KSA is by far the largest economy in the GCC, and only two countries within the broader region have a higher GDP than Saudi Arabia (US$1.07 trillion in 2023): India, with a GDP of US$3.55 trillion, and Turkey, which stands at US$1.108 trillion.
“The GCC has a lot to offer, but Saudi Arabia is where the spotlight really is now. With limited opportunities in the rest of the GCC except for the UAE, KSA is the only place where the most ambitious projects are happening. Over the next two to three years, the country plans to invest at least US$100 billion in various sectors in its broader strategy to reduce reliance on oil and diversify its economy,” commented Dip Kishore, board member, ECOM member & advisor to CMD development projects & metals & minerals at Larsen & Toubro.
The second point is that the region, particularly Saudi Arabia, remains vastly underexplored. If you want to find an Easter egg, you have to go where your siblings did not already search. This is precisely the opportunity that Saudi Arabia offers with an untapped potential value estimated at US$2.5 trillion. “For years, companies focused on other jurisdictions because, as a junior, you are going to explore an area where you believe there is potential for a significant discovery and where everything is in place to support that work such as security of tenure, good baseline geodata for the license areas, and economic and financial security,” said Antony Benham regional director at MSA Arabia.
Benham is right. The trillion-dollar mineral potential referenced earlier is a recent estimate officially confirmed by the Saudi government in 2023. This came as part of different initiatives, including programs with the Saudi Geological Survey aimed at catching up with more mature jurisdictions in terms of mapping the Kingdom’s geological resources and, at the same time, attracting new investors.
Finally, there is the crucial advantage of neutrality.

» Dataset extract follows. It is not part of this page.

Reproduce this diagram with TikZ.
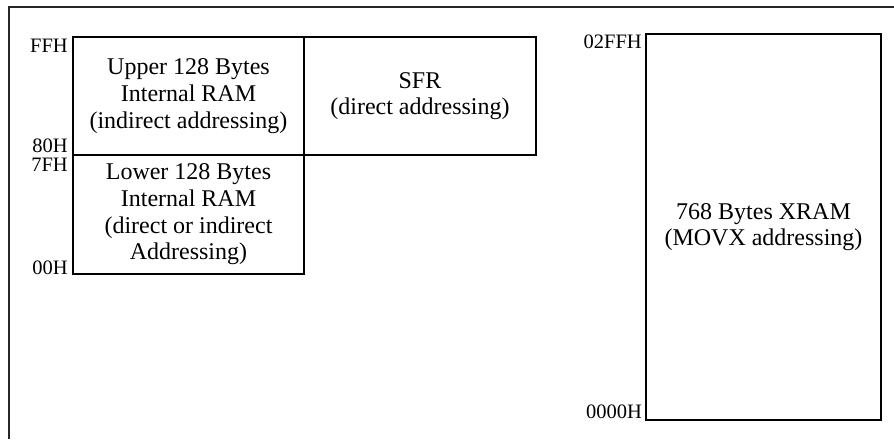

As global superpowers are divided between the West and the East, who is left in the middle? By maintaining a neutrality policy, Saudi Arabia has become a magnet for investors from around the globe, offering a stable, balanced environment in which to do business. As Boris Eykher, co-founder and CEO of Open Mineral, summarized: “They hold a neutral position, balancing ties with the Global South, the West, and China, which is crucial in the trade as impartiality matters. Despite being a desert, the Gulf is genuinely an oasis of capital, opportunities, and a natural trading hub.”
Saudi Arabia and more specifically, the annual Future Minerals Forum (FMF) in Riyadh are positioning Saudi Arabia to set the tone for the conversation in the years to come, with both the private sector and different governments shaping the dialogue moving forward: “We are the voice of the so-called `Super Region´, a concept that unites Africa, the Middle East, Central Asia, and South Asia, regions that play key roles in the global mineral supply chain. While the Super Region is a focal point, our work is inclusive, aiming to bring all senior leaders, suppliers, customers, and stakeholders together to drive the industry forward,” concluded Ali M. Al Mutairi, executive director for the Future Minerals Forum.